Cadis has been actively promoting its capabilities to assist buy side firms in their compliance with the new insurance industry regulation since October via its Solvency II risk platform. Accordingly, the platform aims to provide insurers with data governance capabilities and the higher level of transparency, visibility and data quality being demanded by the regulatory community.
“We have been successful largely due to our technology approach that means we are able to implement the platform in around 12 to 14 weeks,” explains Simpson. “As Solvency II is imminent (it is due to come into force by the end of the year), firms can’t opt for solutions that take three years to implement; they don’t have the luxury of time or a huge budget.”
These implementations, however, are not purely tactical, in spite of the time and cost pressures. Simpson indicates that they are generally being kicked off as part of a wider plan to revamp firms’ operational capabilities. “Solvency II has merely accelerated the decision making process around kicking off these projects,” he says. “The approach is definitely at the enterprise, rather than divisional level, but it is being carried out in a step by step manner.”
Speakers at TSAM in London also highlighted this trend this month, with investment managers noting that “quick wins” for data management were the order of the day (check out UBS’ “building block” approach for example). Simpson notes that these initial projects from Cadis’ own client base are focused on fundamental reference data items such as securities master data and “clear goals” are evident from the outset. Breaking projects up into manageable pieces and setting clear metrics is one of the coping strategies of many firms in the current environment who are facing serious cost and regulatory pressures.

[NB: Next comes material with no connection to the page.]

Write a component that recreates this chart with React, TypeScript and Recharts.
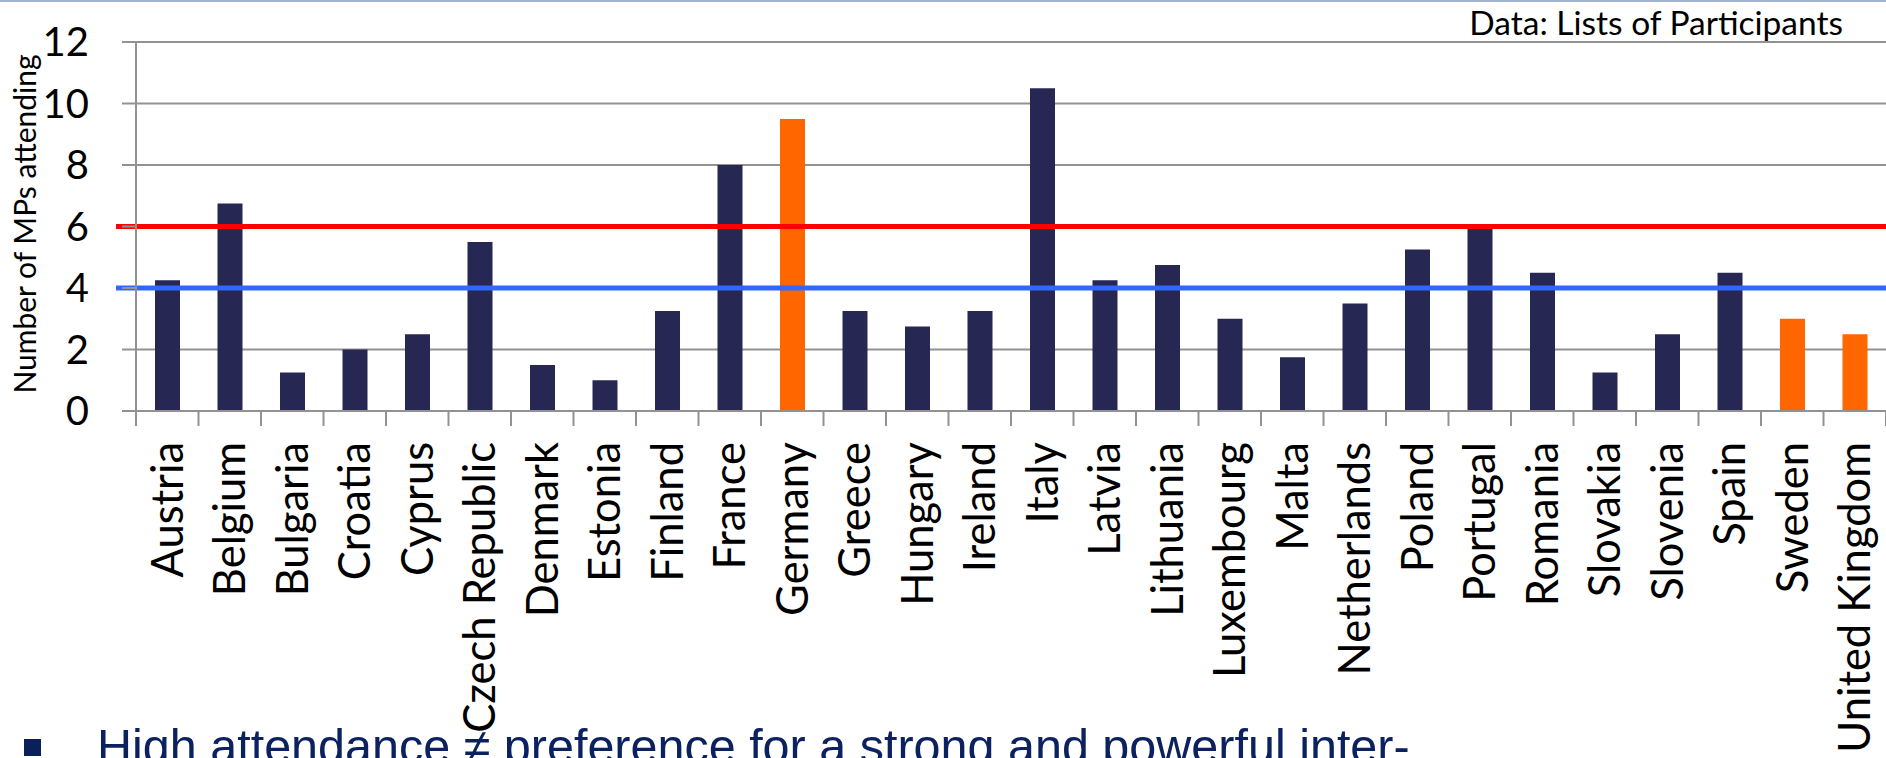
import {
  BarChart,
  Bar,
  XAxis,
  YAxis,
  CartesianGrid,
  ReferenceLine,
  Cell,
} from "recharts";

const countries = [
  "Austria",
  "Belgium",
  "Bulgaria",
  "Croatia",
  "Cyprus",
  "Czech Republic",
  "Denmark",
  "Estonia",
  "Finland",
  "France",
  "Germany",
  "Greece",
  "Hungary",
  "Ireland",
  "Italy",
  "Latvia",
  "Lithuania",
  "Luxembourg",
  "Malta",
  "Netherlands",
  "Poland",
  "Portugal",
  "Romania",
  "Slovakia",
  "Slovenia",
  "Spain",
  "Sweden",
  "United Kingdom",
];

const mpsAttending = [
  4.25, 6.75, 1.25, 2, 2.5, 5.5, 1.5, 1, 3.25, 8, 9.5, 3.25, 2.75, 3.25, 10.5,
  4.25, 4.75, 3, 1.75, 3.5, 5.25, 6, 4.5, 1.25, 2.5, 4.5, 3, 2.5,
];

const highlighted = ["Germany", "Sweden", "United Kingdom"];
const yTicks = [0, 2, 4, 6, 8, 10, 12];
const upperThreshold = 6;
const lowerThreshold = 4;

const W = 1886;
const H = 758;
const PLOT_LEFT = 136;
const PLOT_TOP = 42;
const PLOT_BOTTOM = 411;
const BAND = (W - PLOT_LEFT) / countries.length;

const NAVY = "#262853";
const ORANGE = "#ff6600";
const GRID = "#929292";
const FONT = "Lato, 'Open Sans', sans-serif";

const data = countries.map((country, i) => ({
  country,
  mps: mpsAttending[i],
}));

function CountryTick(props: any) {
  const { x, y, payload } = props;
  const isLast = payload.value === countries[countries.length - 1];
  const ty = y + 31;
  return (
    <g>
      <line x1={x - BAND / 2} y1={y} x2={x - BAND / 2} y2={y + 15} stroke={GRID} strokeWidth={2} />
      {isLast && (
        <line x1={x + BAND / 2} y1={y} x2={x + BAND / 2} y2={y + 15} stroke={GRID} strokeWidth={2} />
      )}
      <text
        x={x}
        y={ty}
        dy="0.36em"
        transform={`rotate(-90, ${x}, ${ty})`}
        textAnchor="end"
        fontFamily={FONT}
        fontSize={43.5}
        fill="#000"
      >
        {payload.value}
      </text>
    </g>
  );
}

function thresholdLine(color: string) {
  return (p: any) => (
    <line x1={p.x1 - 20} y1={p.y1} x2={p.x2} y2={p.y2} stroke={color} strokeWidth={5} />
  );
}

export default function App() {
  return (
    <div
      style={{
        position: "absolute",
        left: 0,
        top: 0,
        width: W,
        height: H,
        overflow: "hidden",
        background: "#fff",
      }}
    >
      <div style={{ position: "absolute", left: 0, top: 0, width: W, height: 2, background: "#a3b3d3" }} />
      <BarChart
        width={W}
        height={H}
        data={data}
        margin={{ top: PLOT_TOP, right: 0, left: 0, bottom: 0 }}
      >
        <CartesianGrid vertical={false} stroke={GRID} strokeWidth={2} />
        <XAxis
          dataKey="country"
          height={H - PLOT_BOTTOM}
          interval={0}
          tickSize={0}
          tickMargin={0}
          tickLine={false}
          axisLine={{ stroke: GRID, strokeWidth: 2 }}
          tick={<CountryTick />}
        />
        <YAxis
          width={PLOT_LEFT}
          domain={[0, 12]}
          ticks={yTicks}
          interval={0}
          tickSize={14}
          tickMargin={33}
          axisLine={{ stroke: GRID, strokeWidth: 2 }}
          tickLine={{ stroke: GRID, strokeWidth: 2 }}
          tick={{ fontFamily: FONT, fontSize: 40, fill: "#000" }}
        />
        <Bar dataKey="mps" barSize={25} isAnimationActive={false}>
          {data.map((d) => (
            <Cell key={d.country} fill={highlighted.includes(d.country) ? ORANGE : NAVY} />
          ))}
        </Bar>
        <ReferenceLine y={upperThreshold} shape={thresholdLine("#ff0000")} />
        <ReferenceLine y={lowerThreshold} shape={thresholdLine("#3366ff")} />
      </BarChart>
      <svg
        width={W}
        height={H}
        style={{ position: "absolute", left: 0, top: 0, pointerEvents: "none" }}
      >
        <text
          x={36}
          y={224}
          transform="rotate(-90, 36, 224)"
          textAnchor="middle"
          fontFamily={FONT}
          fontSize={30}
          fill="#000"
        >
          Number of MPs attending
        </text>
        <text x={1843} y={35} textAnchor="end" fontFamily={FONT} fontSize={33.5} fill="#000">
          Data: Lists of Participants
        </text>
        <rect x={24} y={739} width={17} height={17} fill="#0a1f5c" />
        <text
          x={97}
          y={763}
          fontFamily="'Liberation Sans', Arial, sans-serif"
          fontSize={48.5}
          fill="#0b2160"
        >
          High attendance ≠ preference for a strong and powerful inter-
        </text>
      </svg>
    </div>
  );
}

Simpson notes that this will mean that Cadis will be fairly busy for the rest of the year, although it is likely not to bag the same high number of clients each successive quarter. He is, in fact, hoping to have a total of around 20 new clients on board by the end of 2011 to ensure that the vendor is able to execute on all of these deals.
In terms of the types of clients in the pipeline thus far, he indicates that around half are from the vendor’s traditional buy side client base, whereas the other half is from the sell side, regulators, exchanges and custodian community. He attributes this interest in data management from all players in the capital markets to the new board level visibility of the function as a result of regulatory scrutiny and the introduction of new business practices in risk management.
“We are dealing with chief data officers (CDOs) and chief operations officers at the outset,” says Simpson. “But the risk and compliance functions are also becoming much more involved in the conversations as they are customers of the data management function that want to be involved.” An example of this risk management involvement in the process is the announcement of the completion of an implementation of the Cadis platform at Denmark financial services group Nykredit for its internal risk group last month.
In terms of geographic footprint, the vendor has spent the first quarter in a “period of consolidation”, says Simpson, but will soon be opening an office in Canada. Cadis is also seriously looking at the Middle East and South America for further down the line, in what he describes as a “measured fashion”.
As for competition in these markets and the vendor’s current markets, Simpson indicates that only two recent deals have involved the Cadis solution replacing a competitor’s software. The vast majority are from firms seeking to replace their in-house developed systems and Simpson notes that there is a lot of room to grow within the EDM community. “There will inevitably be new entrants to the EDM vendor market and we can already see some of the market data vendors and accounting system vendors edging into the space,” he says. “For now, there is certainly room to grow.”